#### Extracted entries ####
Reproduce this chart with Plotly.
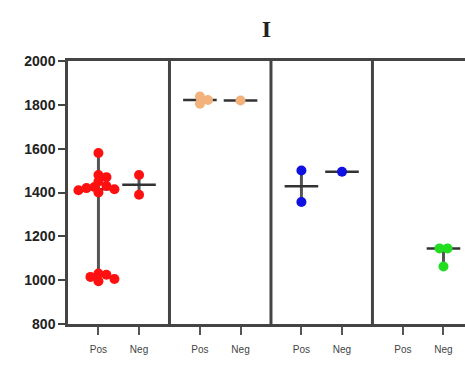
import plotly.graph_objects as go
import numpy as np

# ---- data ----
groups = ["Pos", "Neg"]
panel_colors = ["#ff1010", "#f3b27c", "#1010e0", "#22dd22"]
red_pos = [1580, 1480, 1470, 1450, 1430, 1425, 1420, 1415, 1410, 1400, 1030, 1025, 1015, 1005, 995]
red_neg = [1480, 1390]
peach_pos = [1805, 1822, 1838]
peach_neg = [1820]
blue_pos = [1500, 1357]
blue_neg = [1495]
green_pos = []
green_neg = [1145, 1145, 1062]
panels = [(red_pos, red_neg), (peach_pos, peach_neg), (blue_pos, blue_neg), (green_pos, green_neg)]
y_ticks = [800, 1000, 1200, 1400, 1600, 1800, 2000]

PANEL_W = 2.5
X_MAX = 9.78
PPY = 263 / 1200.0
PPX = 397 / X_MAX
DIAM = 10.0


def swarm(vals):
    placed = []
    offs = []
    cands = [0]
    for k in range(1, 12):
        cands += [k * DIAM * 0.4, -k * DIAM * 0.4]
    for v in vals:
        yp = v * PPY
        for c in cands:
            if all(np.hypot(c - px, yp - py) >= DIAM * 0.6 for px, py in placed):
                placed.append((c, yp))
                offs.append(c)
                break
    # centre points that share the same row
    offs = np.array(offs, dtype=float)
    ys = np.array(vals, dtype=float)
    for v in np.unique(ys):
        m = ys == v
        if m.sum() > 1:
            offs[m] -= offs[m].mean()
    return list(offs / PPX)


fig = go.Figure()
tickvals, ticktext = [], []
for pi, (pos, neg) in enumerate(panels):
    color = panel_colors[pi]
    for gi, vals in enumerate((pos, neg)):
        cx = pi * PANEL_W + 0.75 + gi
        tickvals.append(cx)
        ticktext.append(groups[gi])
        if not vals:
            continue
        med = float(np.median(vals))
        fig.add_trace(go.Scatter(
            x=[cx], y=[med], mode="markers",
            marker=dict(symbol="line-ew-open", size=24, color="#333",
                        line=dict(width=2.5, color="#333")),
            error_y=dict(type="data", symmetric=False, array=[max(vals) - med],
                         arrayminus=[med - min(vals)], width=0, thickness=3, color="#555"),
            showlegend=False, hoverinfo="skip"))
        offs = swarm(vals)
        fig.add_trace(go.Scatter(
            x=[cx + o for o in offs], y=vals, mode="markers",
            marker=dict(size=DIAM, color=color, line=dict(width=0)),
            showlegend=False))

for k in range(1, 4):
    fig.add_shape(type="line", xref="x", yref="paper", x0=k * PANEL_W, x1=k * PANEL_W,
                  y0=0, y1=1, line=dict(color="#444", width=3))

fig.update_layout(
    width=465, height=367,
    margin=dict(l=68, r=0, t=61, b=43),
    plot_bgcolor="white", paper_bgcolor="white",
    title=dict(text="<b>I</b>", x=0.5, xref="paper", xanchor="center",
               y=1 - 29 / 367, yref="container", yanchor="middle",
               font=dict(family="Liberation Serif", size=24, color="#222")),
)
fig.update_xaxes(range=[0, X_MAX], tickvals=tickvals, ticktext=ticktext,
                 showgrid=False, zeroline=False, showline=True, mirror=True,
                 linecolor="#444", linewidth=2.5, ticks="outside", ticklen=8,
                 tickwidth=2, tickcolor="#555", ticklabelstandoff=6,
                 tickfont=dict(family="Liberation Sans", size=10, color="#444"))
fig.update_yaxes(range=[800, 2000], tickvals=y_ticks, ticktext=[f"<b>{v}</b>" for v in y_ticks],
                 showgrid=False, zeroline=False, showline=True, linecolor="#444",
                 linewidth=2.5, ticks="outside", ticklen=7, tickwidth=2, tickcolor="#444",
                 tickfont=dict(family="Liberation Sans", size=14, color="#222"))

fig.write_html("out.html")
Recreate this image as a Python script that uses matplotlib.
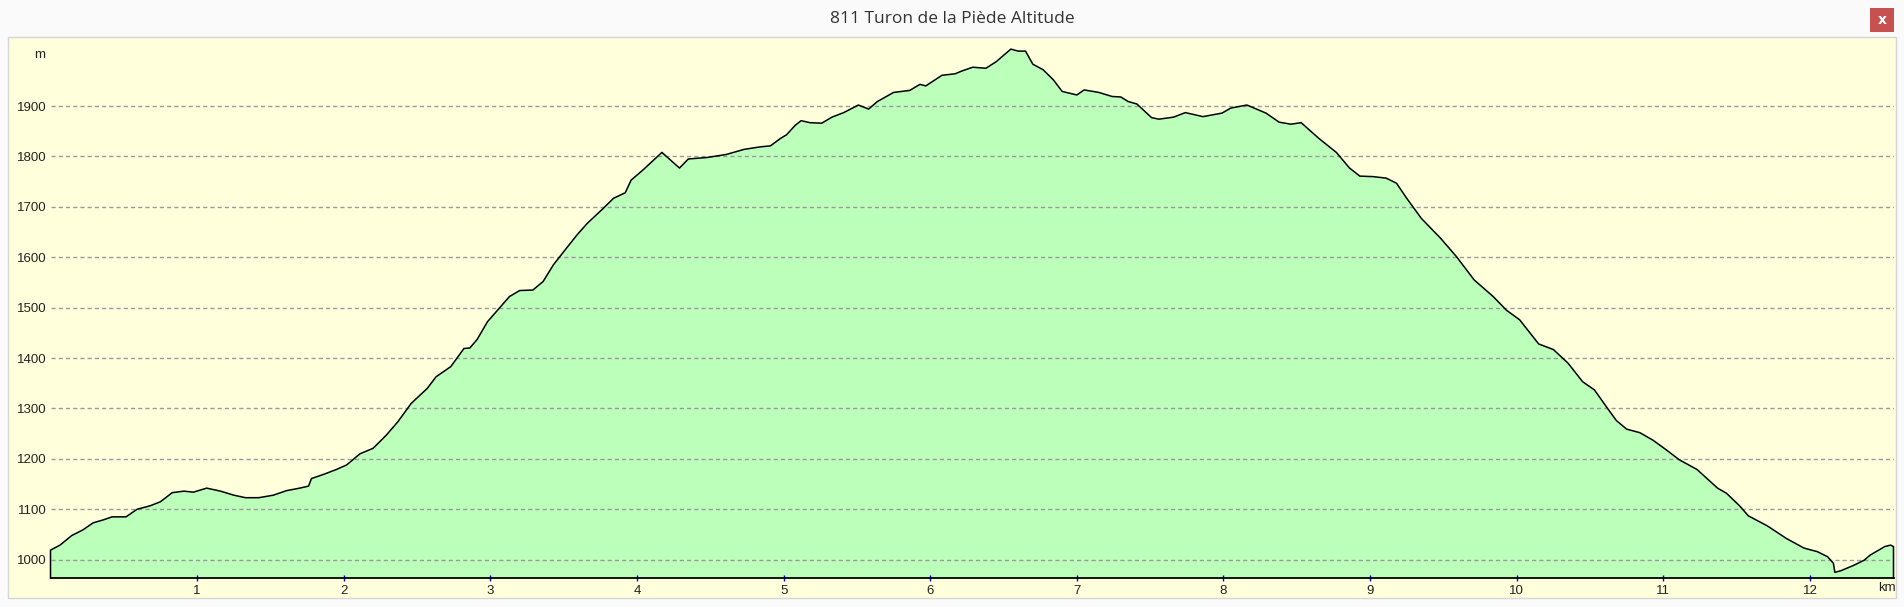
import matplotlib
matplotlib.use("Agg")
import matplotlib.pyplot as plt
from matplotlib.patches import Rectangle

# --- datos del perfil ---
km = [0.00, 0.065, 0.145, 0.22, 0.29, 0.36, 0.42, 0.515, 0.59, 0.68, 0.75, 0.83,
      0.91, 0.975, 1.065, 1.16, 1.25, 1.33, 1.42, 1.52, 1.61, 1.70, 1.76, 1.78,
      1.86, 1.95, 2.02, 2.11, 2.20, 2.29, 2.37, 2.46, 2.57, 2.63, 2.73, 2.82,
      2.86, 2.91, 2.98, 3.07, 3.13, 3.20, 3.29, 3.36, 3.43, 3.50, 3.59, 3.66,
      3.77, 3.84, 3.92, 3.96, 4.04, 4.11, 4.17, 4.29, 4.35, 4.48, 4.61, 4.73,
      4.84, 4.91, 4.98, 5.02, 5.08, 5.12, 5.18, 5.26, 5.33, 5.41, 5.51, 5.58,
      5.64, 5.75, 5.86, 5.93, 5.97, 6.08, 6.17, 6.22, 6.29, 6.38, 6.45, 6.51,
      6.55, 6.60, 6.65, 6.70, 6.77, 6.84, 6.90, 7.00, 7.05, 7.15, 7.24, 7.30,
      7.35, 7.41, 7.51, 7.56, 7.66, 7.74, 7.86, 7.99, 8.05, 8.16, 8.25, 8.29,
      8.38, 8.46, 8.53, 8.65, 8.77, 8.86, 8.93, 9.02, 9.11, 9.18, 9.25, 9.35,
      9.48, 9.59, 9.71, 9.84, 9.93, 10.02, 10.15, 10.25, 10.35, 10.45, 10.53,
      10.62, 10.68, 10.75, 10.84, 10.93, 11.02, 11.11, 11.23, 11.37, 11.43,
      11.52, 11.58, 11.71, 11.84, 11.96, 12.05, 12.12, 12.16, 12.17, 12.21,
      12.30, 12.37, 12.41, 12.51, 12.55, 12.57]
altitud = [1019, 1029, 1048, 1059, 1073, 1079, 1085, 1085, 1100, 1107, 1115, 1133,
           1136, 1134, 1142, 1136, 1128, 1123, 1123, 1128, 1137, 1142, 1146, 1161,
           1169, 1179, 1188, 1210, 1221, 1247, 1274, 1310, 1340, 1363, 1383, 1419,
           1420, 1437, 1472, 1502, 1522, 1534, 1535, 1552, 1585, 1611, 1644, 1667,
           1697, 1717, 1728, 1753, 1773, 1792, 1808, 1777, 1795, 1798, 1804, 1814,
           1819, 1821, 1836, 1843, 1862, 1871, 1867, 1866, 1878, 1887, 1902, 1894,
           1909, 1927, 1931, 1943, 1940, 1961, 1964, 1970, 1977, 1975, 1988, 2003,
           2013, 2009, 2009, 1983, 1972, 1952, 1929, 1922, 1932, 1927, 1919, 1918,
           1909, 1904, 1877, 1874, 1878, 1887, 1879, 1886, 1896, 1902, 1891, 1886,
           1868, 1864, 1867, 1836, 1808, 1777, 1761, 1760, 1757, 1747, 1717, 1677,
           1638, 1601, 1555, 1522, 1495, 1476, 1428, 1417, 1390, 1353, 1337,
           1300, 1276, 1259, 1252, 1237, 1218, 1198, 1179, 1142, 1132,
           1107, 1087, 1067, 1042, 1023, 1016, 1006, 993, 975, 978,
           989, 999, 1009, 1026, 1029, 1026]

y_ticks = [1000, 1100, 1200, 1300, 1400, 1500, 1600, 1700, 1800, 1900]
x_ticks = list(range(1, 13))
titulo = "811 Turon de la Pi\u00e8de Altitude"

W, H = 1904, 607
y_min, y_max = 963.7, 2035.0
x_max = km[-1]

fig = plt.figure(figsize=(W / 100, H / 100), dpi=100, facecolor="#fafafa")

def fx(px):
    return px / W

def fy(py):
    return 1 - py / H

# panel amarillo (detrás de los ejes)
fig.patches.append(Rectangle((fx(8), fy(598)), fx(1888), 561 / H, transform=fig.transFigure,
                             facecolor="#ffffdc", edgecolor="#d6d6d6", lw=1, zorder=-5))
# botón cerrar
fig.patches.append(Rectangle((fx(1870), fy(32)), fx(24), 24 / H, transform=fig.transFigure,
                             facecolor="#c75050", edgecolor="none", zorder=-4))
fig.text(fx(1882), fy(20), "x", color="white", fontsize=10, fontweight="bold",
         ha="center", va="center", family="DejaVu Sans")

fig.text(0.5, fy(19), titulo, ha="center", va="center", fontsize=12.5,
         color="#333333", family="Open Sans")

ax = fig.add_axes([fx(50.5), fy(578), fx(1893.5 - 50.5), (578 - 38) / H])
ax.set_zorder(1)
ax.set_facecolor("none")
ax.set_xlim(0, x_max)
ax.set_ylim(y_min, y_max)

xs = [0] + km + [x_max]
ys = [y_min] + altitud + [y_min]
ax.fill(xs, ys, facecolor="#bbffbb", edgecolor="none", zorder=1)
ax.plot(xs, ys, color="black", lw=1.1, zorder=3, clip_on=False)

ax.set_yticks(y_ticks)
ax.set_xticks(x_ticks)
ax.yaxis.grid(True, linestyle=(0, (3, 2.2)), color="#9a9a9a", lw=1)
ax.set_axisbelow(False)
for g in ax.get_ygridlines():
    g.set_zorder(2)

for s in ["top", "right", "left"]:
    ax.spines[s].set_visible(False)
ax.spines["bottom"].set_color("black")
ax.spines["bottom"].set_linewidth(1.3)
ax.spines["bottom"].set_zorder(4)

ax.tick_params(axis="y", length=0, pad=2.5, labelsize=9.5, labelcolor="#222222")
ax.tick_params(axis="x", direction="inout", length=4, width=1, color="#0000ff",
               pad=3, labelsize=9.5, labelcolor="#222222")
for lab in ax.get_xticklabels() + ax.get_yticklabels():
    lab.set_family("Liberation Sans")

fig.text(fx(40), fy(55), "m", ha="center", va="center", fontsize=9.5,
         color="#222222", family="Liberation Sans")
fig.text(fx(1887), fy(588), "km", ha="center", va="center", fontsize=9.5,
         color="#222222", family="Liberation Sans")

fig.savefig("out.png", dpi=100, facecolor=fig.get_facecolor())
####
◆ **What this task involves**:
Take the records from their first line through the line containing "DIAM = 10.0" and please return exactly those lines, both ends included, minus the pictures.

◆ **Answer for the task**:
Reproduce this chart with Plotly.
import plotly.graph_objects as go
import numpy as np

# ---- data ----
groups = ["Pos", "Neg"]
panel_colors = ["#ff1010", "#f3b27c", "#1010e0", "#22dd22"]
red_pos = [1580, 1480, 1470, 1450, 1430, 1425, 1420, 1415, 1410, 1400, 1030, 1025, 1015, 1005, 995]
red_neg = [1480, 1390]
peach_pos = [1805, 1822, 1838]
peach_neg = [1820]
blue_pos = [1500, 1357]
blue_neg = [1495]
green_pos = []
green_neg = [1145, 1145, 1062]
panels = [(red_pos, red_neg), (peach_pos, peach_neg), (blue_pos, blue_neg), (green_pos, green_neg)]
y_ticks = [800, 1000, 1200, 1400, 1600, 1800, 2000]

PANEL_W = 2.5
X_MAX = 9.78
PPY = 263 / 1200.0
PPX = 397 / X_MAX
DIAM = 10.0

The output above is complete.